In [None]:
# Install required packages and libraries
!pip install setfit==1.0.3
!pip install fuzzywuzzy==0.18.0
!pip install loguru==0.6.0

In [None]:
# Import packages and libraries
import re
import pandas as pd
from fuzzywuzzy import fuzz
from loguru import logger
from setfit import SetFitModel
from google.colab import files

# Ignore warnings
import warnings

warnings.filterwarnings("ignore")

### 1. Load the input data

In [None]:
def load_sample_data():
    """
    Uploads the data from local machine and randomly selects 3%
    """
    logger.info(
        "Uploading the reviews csv file from local machine and sampling small data"
    )
    uploaded = files.upload()
    # Read the data as pandas df
    data = pd.read_csv("reviews.csv")
    # Load sample reviews data
    data = data[["ReviewBody"]].sample(frac=0.03)
    data["ReviewBody"] = data["ReviewBody"].astype(str)
    # Select non-null values
    data = data[data["ReviewBody"].notnull()]
    return data

In [None]:
# Load the input raw data
data = load_sample_data()

### 2. Generate inference using the fine-tuned SF

In [None]:
def generate_inference(data: pd.DataFrame):
    """
    This functuons loads the fine-tuned customers reviews from the online HF hub and runs inference on sample of reviews
    """
    # Load the fine-tuned model from the hub
    fine_tuned_model = SetFitModel.from_pretrained("sultanaw/customer_reviews_setfit")
    # Run inference on the customers reviews to generate lables/themes
    labels = fine_tuned_model.predict(data["ReviewBody"].tolist())
    data["predicted_numeric_label"] = labels
    # Reverse the key-value pairs of the category mapping dictionary to map predicted_numeric_label back to strings (topic categories)
    category_mapping = {
        "Flights and Departures": 1,
        "Entertainment and Food": 2,
        "Cabin Comfort and Baggage": 3,
        "Lounge Experience": 4,
        "Boarding and Crew Experience": 5,
        "Bookings and Refunds": 6,
    }
    reverse_category_mapping = {v: k for k, v in category_mapping.items()}
    # Apply the reversed mapping dict to the 'predicted numeric label' column and get the theme category
    data["theme_category"] = data["predicted_numeric_label"].map(
        reverse_category_mapping
    )
    logger.info(
        "The completion of fine-tuned setfit model predictions with number of customer reviews: {}".format(
            len(data)
        )
    )
    return fine_tuned_model, reverse_category_mapping, data

In [None]:
# Generate inference (predicted themes) for reviews using the fine-tuned model
fine_tuned_model, reverse_category_mapping, data, df_predictions = generate_inference(
    data
)

In [None]:
# Run inference on sample of reviews
sample_reviews = [
    "Fantastic entertainment system with a wide variety of movies and shows. Made the flight enjoyable!",
    "Quick and hassle-free refund process.",
    "Booking was easy, but the flight was delayed. The airline handled it well with regular updates.",
    "The lounge was spacious, clean, and had excellent food and drinks. Great pre-flight relaxation!",
    "Efficient and organized boarding. Clear announcements and helpful staff. Smooth experience!",
]

# Predict numeric labels using the fine_tuned_model
labels = fine_tuned_model.predict(sample_reviews).tolist()

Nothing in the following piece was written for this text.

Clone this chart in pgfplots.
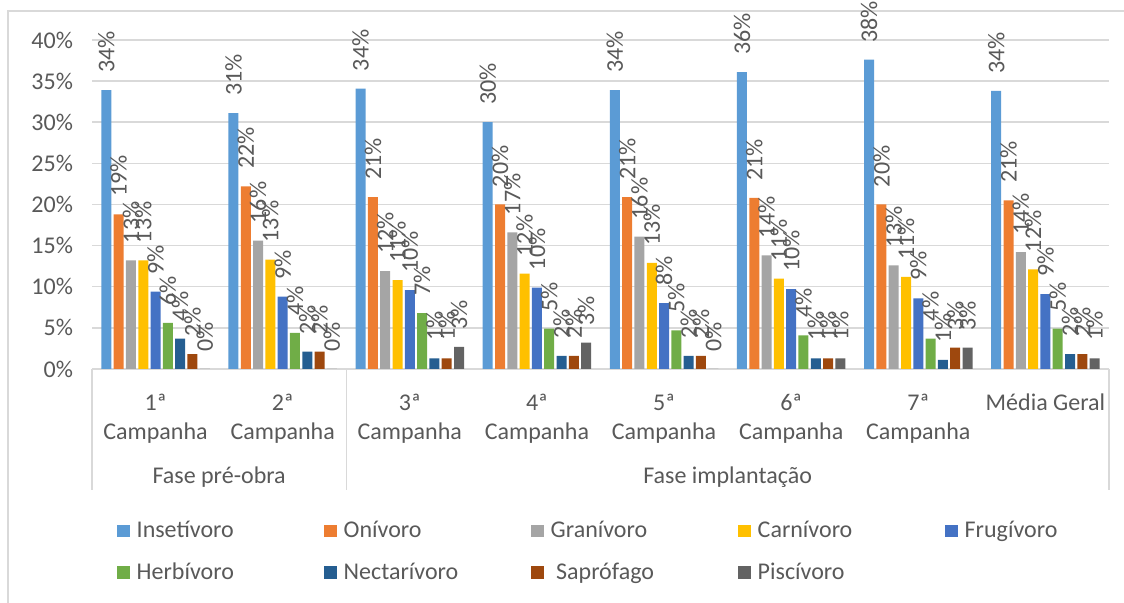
\documentclass[border=0pt]{standalone}
\usepackage{pgfplots}
\usepackage{pgfplotstable}
\usepackage{fontspec}
\setmainfont{Carlito}
\pgfplotsset{compat=1.18}

\definecolor{cIns}{HTML}{5B9BD5}
\definecolor{cOni}{HTML}{ED7D31}
\definecolor{cGra}{HTML}{A5A5A5}
\definecolor{cCar}{HTML}{FFC000}
\definecolor{cFru}{HTML}{4472C4}
\definecolor{cHer}{HTML}{70AD47}
\definecolor{cNec}{HTML}{255E91}
\definecolor{cSap}{HTML}{9E480E}
\definecolor{cPis}{HTML}{636363}
\definecolor{txt}{HTML}{595959}
\definecolor{gridc}{HTML}{D9D9D9}

\newcommand{\lab}{\fontsize{12}{14.5}\selectfont}
\newcommand{\leg}[1]{\makebox[93.7pt][l]{#1}}

% percentages per campaign (0-7 = 1a..7a, media geral)
\pgfplotstableread{
x  Ins  Oni  Gra  Car  Fru  Her  Nec  Sap  Pis
0  33.9 18.8 13.2 13.2 9.4  5.6  3.7  1.8  0
1  31.1 22.2 15.6 13.3 8.8  4.4  2.1  2.1  0
2  34.1 20.9 11.9 10.8 9.6  6.8  1.3  1.3  2.7
3  30.0 20.0 16.6 11.6 9.9  4.9  1.6  1.6  3.2
4  33.9 20.9 16.1 12.9 8.0  4.7  1.6  1.6  0
5  36.1 20.8 13.8 11.0 9.7  4.1  1.3  1.3  1.3
6  37.6 20.0 12.6 11.2 8.6  3.7  1.1  2.6  2.6
7  33.8 20.5 14.2 12.1 9.1  4.9  1.8  1.8  1.3
}\data

\begin{document}
\begin{tikzpicture}
\path[use as bounding box] (0,0) rectangle (562pt,301.5pt);
\draw[gridc, line width=0.75pt] (4pt,0) -- (4pt,296pt) -- (562pt,296pt);
\begin{axis}[
    at={(46pt,117pt)}, anchor=south west,
    scale only axis, width=508.5pt, height=164.5pt,
    ybar=1.15pt, bar width=5pt,
    xmin=-0.5, xmax=7.5, ymin=0, ymax=40,
    enlarge x limits=false,
    axis line style={draw=none},
    major tick length=0pt,
    ymajorgrids, grid style={gridc, line width=0.75pt},
    ytick={0,5,...,40},
    yticklabel={\pgfmathprintnumber{\tick}\%},
    /pgf/number format/assume math mode=true,
    xtick={0,...,7},
    xticklabels={{1ª\\Campanha},{2ª\\Campanha},{3ª\\Campanha},{4ª\\Campanha},
        {5ª\\Campanha},{6ª\\Campanha},{7ª\\Campanha},{Média Geral}},
    ticklabel style={font=\lab, text=txt},
    xticklabel style={align=center, yshift=-9pt},
    yticklabel style={xshift=-6pt},
    nodes near coords={\pgfmathprintnumber[fixed,precision=0]{\pgfplotspointmeta}\%},
    every node near coord/.append style={rotate=90, anchor=west, font=\lab,
        text=txt, inner xsep=8.5pt, inner ysep=0pt},
    clip=false,
    legend columns=5,
    legend style={at={(0.0184,-0.45)}, anchor=north west, draw=none, fill=none,
        font=\lab, text=txt, column sep=3.5pt, row sep=11pt,
        /tikz/every even column/.append style={column sep=0pt},
        nodes={inner sep=0pt}},
    legend image code/.code={\fill[#1,draw=none] (0pt,-3.15pt) rectangle (6.3pt,3.15pt);},
]
\addplot[fill=cIns, draw=none] table[x=x,y=Ins]{\data};
\addlegendentry{\leg{Insetívoro}}
\addplot[fill=cOni, draw=none] table[x=x,y=Oni]{\data};
\addlegendentry{\leg{Onívoro}}
\addplot[fill=cGra, draw=none] table[x=x,y=Gra]{\data};
\addlegendentry{\leg{Granívoro}}
\addplot[fill=cCar, draw=none] table[x=x,y=Car]{\data};
\addlegendentry{\leg{Carnívoro}}
\addplot[fill=cFru, draw=none] table[x=x,y=Fru]{\data};
\addlegendentry{\leg{Frugívoro}}
\addplot[fill=cHer, draw=none] table[x=x,y=Her]{\data};
\addlegendentry{\leg{Herbívoro}}
\addplot[fill=cNec, draw=none] table[x=x,y=Nec]{\data};
\addlegendentry{\leg{Nectarívoro}}
\addplot[fill=cSap, draw=none] table[x=x,y=Sap]{\data};
\addlegendentry{\leg{\ Saprófago}}
\addplot[fill=cPis, draw=none] table[x=x,y=Pis]{\data};
\addlegendentry{\leg{Piscívoro}}

\draw[gridc, line width=0.75pt] (axis cs:-0.5,0) -- ([yshift=-60.5pt]axis cs:-0.5,0);
\draw[gridc, line width=0.75pt] (axis cs:1.5,0) -- ([yshift=-60.5pt]axis cs:1.5,0);
\draw[gridc, line width=0.75pt] (axis cs:7.5,0) -- ([yshift=-60.5pt]axis cs:7.5,0);
\node[font=\lab, text=txt] at ([yshift=-54pt]axis cs:0.5,0) {Fase pré-obra};
\node[font=\lab, text=txt] at ([yshift=-54pt]axis cs:4.5,0) {Fase implantação};
\end{axis}
\end{tikzpicture}
\end{document}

# Map labels to their respective categories and print the reviews with mapped labels
for review, label in zip(sample_reviews, labels):
    category_name = reverse_category_mapping.get(label, "Unknown Category")
    print(f"Review Label: {label} (Category: {category_name})\nReview: {review}\n")

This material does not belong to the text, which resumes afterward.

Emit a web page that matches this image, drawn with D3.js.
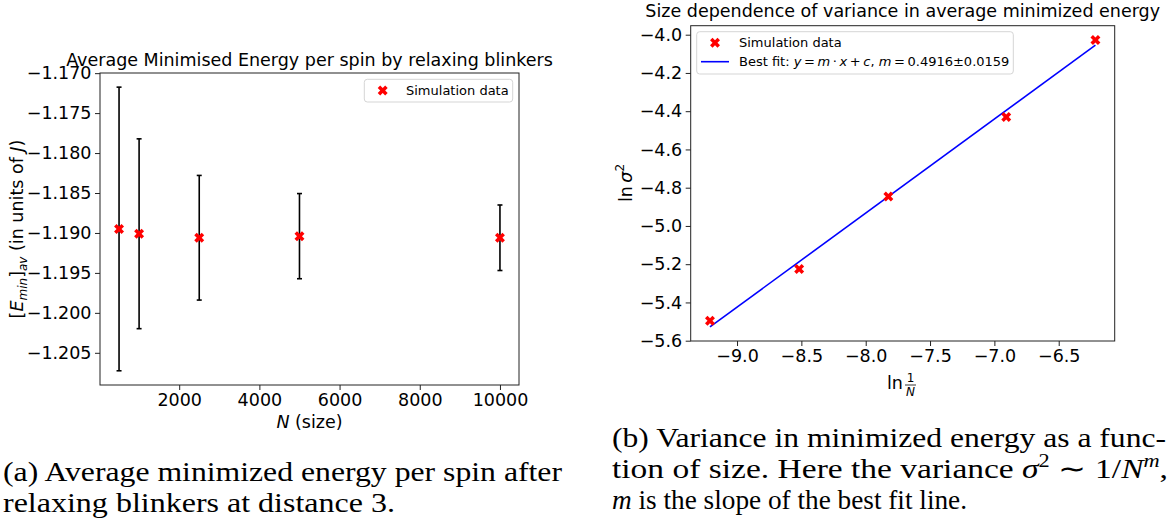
<!DOCTYPE html>
<html>
<head>
<meta charset="utf-8">
<script src="https://cdn.jsdelivr.net/npm/d3@7"></script>
<style>
body { margin: 0; background: #fff; }
svg text { font-family: "DejaVu Sans", sans-serif; fill: #000; }
.cap { font-family: "Liberation Serif", serif; font-size: 27px; }
</style>
</head>
<body>
<svg id="fig" width="1169" height="525"></svg>
<script>
// (a) mean minimised energy per spin vs size
var sizes = [500, 1000, 2500, 5000, 10000];
var meanEnergy = [-1.1895, -1.1901, -1.1906, -1.1904, -1.1906];
var energyErr = [0.01775, 0.01188, 0.0078, 0.00533, 0.0041];
var energyTicks = [-1.170, -1.175, -1.180, -1.185, -1.190, -1.195, -1.200, -1.205];
var sizeTicks = [2000, 4000, 6000, 8000, 10000];

// (b) ln variance vs ln(1/N)
var lnInvN = [-9.2103, -8.5172, -7.8240, -6.9078, -6.2146];
var lnVar = [-5.4956, -5.2256, -4.846, -4.430, -4.028];
var fitSlope = 0.4916, fitIntercept = -1.0;
var lnVarTicks = [-4.0, -4.2, -4.4, -4.6, -4.8, -5.0, -5.2, -5.4, -5.6];
var lnInvNTicks = [-9.0, -8.5, -8.0, -7.5, -7.0, -6.5];

var FS = 17.5; // main font size (ticks, titles, axis labels)

var svg = d3.select("#fig");
var cross = d3.symbol().type(d3.symbolCross).size(62);

function frame(x, y) {
  var r = x.range(), s = y.range();
  svg.append("rect")
    .attr("x", r[0]).attr("y", s[1])
    .attr("width", r[1] - r[0]).attr("height", s[0] - s[1])
    .attr("fill", "none").attr("stroke", "#222").attr("stroke-width", 1);
}

function axes(x, y, xt, yt, xf, yf) {
  var gx = svg.append("g")
    .attr("transform", "translate(0," + y.range()[0] + ")")
    .call(d3.axisBottom(x).tickValues(xt).tickSize(5).tickPadding(4).tickFormat(xf));
  var gy = svg.append("g")
    .attr("transform", "translate(" + x.range()[0] + ",0)")
    .call(d3.axisLeft(y).tickValues(yt).tickSize(5).tickPadding(3.5).tickFormat(yf));
  [gx, gy].forEach(function(g) {
    g.attr("font-size", FS).attr("font-family", "DejaVu Sans");
    g.select(".domain").remove();
    g.selectAll(".tick line").attr("stroke", "#222");
  });
}

// ---------- panel (a) ----------
var xa = d3.scaleLinear().domain([25, 10475]).range([100, 519]);
var ya = d3.scaleLinear().domain([-1.20903, -1.16998]).range([385, 73]);

var pts = sizes.map(function(n, i) {
  return {n: n, m: meanEnergy[i], e: energyErr[i]};
});

var bars = svg.append("g").attr("stroke", "#000").attr("stroke-width", 1.6);
pts.forEach(function(d) {
  bars.append("line")
    .attr("x1", xa(d.n)).attr("x2", xa(d.n))
    .attr("y1", ya(d.m - d.e)).attr("y2", ya(d.m + d.e));
  [d.m - d.e, d.m + d.e].forEach(function(v) {
    bars.append("line")
      .attr("x1", xa(d.n) - 2.5).attr("x2", xa(d.n) + 2.5)
      .attr("y1", ya(v)).attr("y2", ya(v));
  });
});

svg.append("g").selectAll("path").data(pts).enter().append("path")
  .attr("d", cross)
  .attr("fill", "#ff0000")
  .attr("transform", function(d) {
    return "translate(" + xa(d.n) + "," + ya(d.m) + ") rotate(45)";
  });

frame(xa, ya);
axes(xa, ya, sizeTicks, energyTicks, d3.format("d"), d3.format(".3f"));

svg.append("text")
  .attr("x", 309.5).attr("y", 66).attr("text-anchor", "middle")
  .attr("font-size", FS)
  .text("Average Minimised Energy per spin by relaxing blinkers");

var xla = svg.append("text")
  .attr("x", 309.5).attr("y", 428).attr("text-anchor", "middle")
  .attr("font-size", FS);
xla.append("tspan").attr("font-style", "italic").text("N");
xla.append("tspan").text(" (size)");

var yla = svg.append("text")
  .attr("transform", "translate(23,229) rotate(-90)")
  .attr("text-anchor", "middle").attr("font-size", FS);
yla.append("tspan").text("[");
yla.append("tspan").attr("font-style", "italic").text("E");
yla.append("tspan").attr("font-style", "italic").attr("font-size", 12).attr("dy", 4).text("min");
yla.append("tspan").attr("dy", -4).text("]");
yla.append("tspan").attr("font-style", "italic").attr("font-size", 12).attr("dy", 4).text("av");
yla.append("tspan").attr("dy", -4).text(" (in units of ");
yla.append("tspan").attr("font-style", "italic").text("J");
yla.append("tspan").text(")");

// legend (a)
svg.append("rect")
  .attr("x", 364.3).attr("y", 79.3).attr("width", 148.4).attr("height", 22.7)
  .attr("rx", 3).attr("fill", "#fff").attr("fill-opacity", 0.8)
  .attr("stroke", "#d5d5d5");
svg.append("path").attr("d", cross).attr("fill", "#ff0000")
  .attr("transform", "translate(382.7,90.5) rotate(45)");
svg.append("text").attr("x", 406).attr("y", 95).attr("font-size", 13)
  .text("Simulation data");

// ---------- panel (b) ----------
var xb = d3.scaleLinear().domain([-9.3601, -6.0649]).range([690.7, 1114.7]);
var yb = d3.scaleLinear().domain([-5.6016, -3.9530]).range([341, 25.7]);

var ext = d3.extent(lnInvN);
var fitLine = d3.line()
  .x(function(d) { return xb(d); })
  .y(function(d) { return yb(fitSlope * d + fitIntercept); });
svg.append("path")
  .attr("d", fitLine(ext))
  .attr("fill", "none").attr("stroke", "#0000ff").attr("stroke-width", 1.6);

svg.append("g").selectAll("path").data(lnInvN).enter().append("path")
  .attr("d", cross)
  .attr("fill", "#ff0000")
  .attr("transform", function(d, i) {
    return "translate(" + xb(d) + "," + yb(lnVar[i]) + ") rotate(45)";
  });

frame(xb, yb);
axes(xb, yb, lnInvNTicks, lnVarTicks, d3.format(".1f"), d3.format(".1f"));

svg.append("text")
  .attr("x", 902.7).attr("y", 17.3).attr("text-anchor", "middle")
  .attr("font-size", FS)
  .text("Size dependence of variance in average minimized energy");

var ylb = svg.append("text")
  .attr("transform", "translate(632,183) rotate(-90)")
  .attr("text-anchor", "middle").attr("font-size", FS);
ylb.append("tspan").text("ln\u2009");
ylb.append("tspan").attr("font-style", "italic").text("σ");
ylb.append("tspan").attr("font-size", 12).attr("dy", -8).text("2");

// x label (b): ln 1/N
var xlb = svg.append("g").attr("font-size", FS);
xlb.append("text").attr("x", 887).attr("y", 389).text("ln");
xlb.append("text").attr("x", 910.5).attr("y", 382).attr("text-anchor", "middle")
  .attr("font-size", 12).text("1");
xlb.append("line").attr("x1", 905).attr("x2", 916).attr("y1", 385).attr("y2", 385)
  .attr("stroke", "#000").attr("stroke-width", 0.8);
xlb.append("text").attr("x", 910.5).attr("y", 396).attr("text-anchor", "middle")
  .attr("font-size", 12).attr("font-style", "italic").text("N");

// legend (b)
svg.append("rect")
  .attr("x", 696.7).attr("y", 31.7).attr("width", 316.6).attr("height", 42.3)
  .attr("rx", 3).attr("fill", "#fff").attr("fill-opacity", 0.8)
  .attr("stroke", "#d5d5d5");
svg.append("path").attr("d", cross).attr("fill", "#ff0000")
  .attr("transform", "translate(715,42.7) rotate(45)");
svg.append("line").attr("x1", 701).attr("x2", 729).attr("y1", 61.7).attr("y2", 61.7)
  .attr("stroke", "#0000ff").attr("stroke-width", 1.6);
svg.append("text").attr("x", 739).attr("y", 47.3).attr("font-size", 13)
  .text("Simulation data");
var lg = svg.append("text").attr("x", 739).attr("y", 66.3).attr("font-size", 13);
var th = "\u2009";
lg.append("tspan").text("Best fit: ");
lg.append("tspan").attr("font-style", "italic").text("y");
lg.append("tspan").text(th + "=" + th);
lg.append("tspan").attr("font-style", "italic").text("m");
lg.append("tspan").text(th + "·" + th);
lg.append("tspan").attr("font-style", "italic").text("x");
lg.append("tspan").text(th + "+" + th);
lg.append("tspan").attr("font-style", "italic").text("c");
lg.append("tspan").text(", ");
lg.append("tspan").attr("font-style", "italic").text("m");
lg.append("tspan").text(th + "=" + th + "0.4916±0.0159");

// ---------- captions ----------
function capLine(x, y, w, parts) {
  var t = svg.append("text").attr("class", "cap").attr("x", x).attr("y", y);
  if (w) t.attr("textLength", w).attr("lengthAdjust", "spacingAndGlyphs");
  parts.forEach(function(p) {
    var s = t.append("tspan").text(p.t);
    if (p.i) s.attr("font-style", "italic");
    if (p.sup) s.attr("font-size", 18).attr("dy", -11);
    if (p.down) s.attr("dy", 11);
  });
  return t;
}
capLine(3, 481, 559, [{t: "(a) Average minimized energy per spin after"}]);
capLine(3, 512, 392, [{t: "relaxing blinkers at distance 3."}]);
capLine(612, 447, 554, [{t: "(b) Variance in minimized energy as a func-"}]);
capLine(612, 478, 556, [
  {t: "tion of size.  Here the variance "}, {t: "σ", i: 1}, {t: "2", sup: 1},
  {t: " ∼ 1/", down: 1}, {t: "N", i: 1}, {t: "m", i: 1, sup: 1}, {t: ",", down: 1}
]);
capLine(612, 509, 355, [{t: "m", i: 1}, {t: " is the slope of the best fit line."}]);
</script>
</body>
</html>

### 3. Baseline evaluation mechanism using Fuzzywuzzy and Regex

In [None]:
def assign_keywords(row, mapping_dict):
    """
    Assign list of keywords to be present in the text based on the predicted theme
    """
    theme_category = row["theme_category"]
    if theme_category in mapping_dict:
        return mapping_dict[theme_category]
    else:
        return None


def search(labels, content):
    """
    Search for keywords in the content (review text) based on the established predicted theme by the fine-tuned model
    Returns:
        True if any of the labels are present in the content, False otherwise.
    """
    for label in labels:
        pattern = re.compile(label, re.IGNORECASE)  # Case-insensitive exact search
        match = pattern.search(content)
        similarity = fuzz.ratio(label.lower(), content.lower())  # Similarity search
        if (
            match is not None or similarity > 40
        ):  # Using 40 as a threshold for similarity
            return True
    return False


def model_results_eval(final_df, topic_mapping_keywords):
    """
    This function applies the evaluation excercise between the predicted themes by the model and
    baseline themes which are generated from the keywords look up using regex and fuzzywuzzy
    """
    # Apply the function to create the 'key_words' column
    final_df["key_words"] = final_df.apply(
        assign_keywords, args=(topic_mapping_keywords,), axis=1
    )
    # Apply the search function to each row
    final_df["comparison_result"] = final_df.apply(
        lambda row: search(row["key_words"], row["ReviewBody"]), axis=1
    )
    final_df["key_words"] = final_df["key_words"].astype(str)
    value_counts = final_df["comparison_result"].value_counts(normalize=True).round(2)
    # Log the value counts using logger.info()
    logger.info(
        f"The comparison result between finetuned model's predictions and established themes based on keywords is:\n{value_counts}"
    )
    return final_df

In [None]:
# Define list of relevant key words per topic group
topic_mapping_keywords = {
    "Boarding and Crew Experience": [
        "attendants",
        "pleasant",
        "crew",
        "member",
        "boarding",
    ],
    "Entertainment and Food": [
        "media",
        "wifi",
        "screen",
        "headphones",
        "electronics",
        "snacks",
        "drinks",
        "food",
        "baverages",
        "catering",
        "served",
        "refreshments",
    ],
    "Cabin Comfort and Baggage": [
        "seats",
        "legging",
        "legroom",
        "sleep",
        "space",
        "luggage",
        "baggage",
        "bags",
        "suitcase",
    ],
    "Lounge Experience": ["lounge", "service", "offerings", "business"],
    "Bookings and Refunds": [
        "rebook",
        "tickets",
        "refunds",
        "pound",
        "claim",
        "complaint",
        "call centre",
        "email",
        "online",
        "system",
        "telephoney",
        "points",
    ],
    "Flights and Departures": [
        "takeoff",
        "flights",
        "disruptions",
        "delay",
        "time",
        "cancellations",
        "return",
        "inbound",
        "outbound",
        "desk",
        "terminal",
        "staff",
        "connection",
        "hotel",
    ],
}

In [None]:
# Apply the evaluation excercise to monitor the model predictions and compare with baseline themes through look-up words
final_df = model_results_eval(df_predictions, topic_mapping_keywords)